Anyone for the hokey-cokey? We have endured the “in, out; in, out” bit – now it’s time to “shake it all about”...
The country has voted. Irrespective of how we voted individually, Britain is now on a track that will result in it leaving the European Union. There are many questions to ask – one in our mind is what will this mean to employers and our employment laws?
In the first instance nothing at all. Europe has set minimum standards, and in the UK there are laws and regulations that have been implemented to comply with European Directives. Exiting the Europe Union does not mean the regulations/legislation of England and Wales or Scotland or Northern Ireland will automatically cease to exist. They remain until the Government changes them.
It has been widely reported that the UK has 2 years to negotiate its exit and it is likely it will take all of this. During such time Britain will continue to abide by EU treaties and laws, but not take part in any decision-making.
Some key areas on which to ‘watch this space’:
The UK already had legislation to prohibit sex, race and disability discrimination (and others) long before Europe required us to do so. Consequently, it might suggest the current laws will continue to apply, meaning it is unlikely there will be any change to any of the current protected characteristics which provide protection from discrimination within our Equality Act.

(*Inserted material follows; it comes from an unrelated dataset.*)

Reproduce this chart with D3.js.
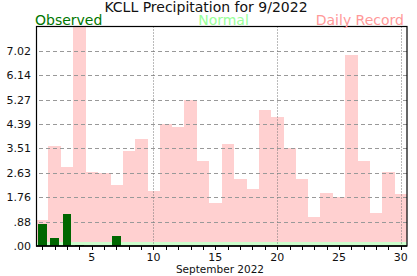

There have been discussions about a cap being applied to discrimination compensation awards (unfair dismissal compensation is already capped) but the EU blocked this. So this might re-emerge, once we are out of European Union.
There are unlikely to be any reduction to family friendly rights. The UK significantly exceeds EU rights in this area, for example 52 weeks maternity and shared parental leave.
Transfer of Undertakings (Protection of Employment) Regulations (TUPE)
The concept of TUPE are part of accepted employment protection now, and the UK again went further than required when introducing service provision change in 2006. We believe the Principles will remain, though there is likely to be an attempt to allow post-transfer harmonisation.
Additionally, perhaps changes may also be made to a relaxation of consultation provisions.
Our 20+ redundancy collective consultation laws also stem from an EU Directive. Given that these are known to be unpopular with employers there may be a change, for example requiring collective consultation only if over, say, 100 people are being made redundant (rather than 20, which is the current threshold).
Working Time Regulations
We suspect most of the Working Time Regulations will remain. Paid holiday will certainly stay, and of course the UK increased the European 4 weeks' paid annual leave to 5.6 weeks of its own volition.
It will be interesting to see if legislation is passed to address:
- accruing holiday during long-term sick leave;
- whether a ‘week’s pay’ for holiday pay calculation purposes, which currently includes commission and overtime following ECJ rulings, will return to the position it was a few years ago, with only basic salary being paid as holiday pay;
- the abolishment of the maximum average 48 hour working week, which is unpopular.
Agency Worker Regulations
These implement the EU Temporary Agency Workers Directive and require employers to offer equal terms & benefits to agency workers once they've been working for 12 weeks. These are unpopular and it will be interesting to see if they are repealed.
Any changes will be down to the Government. Given that David Cameron has stated his intention to step down, and a new Prime Minister be appointed before giving formal notice to quite the EU it will be a while yet before the UK negotiates its exit from the EU.
So it is not anticipated that any of the above possible changes will occur soon.
Right – we’re all off to practice the ‘Conga’!!!!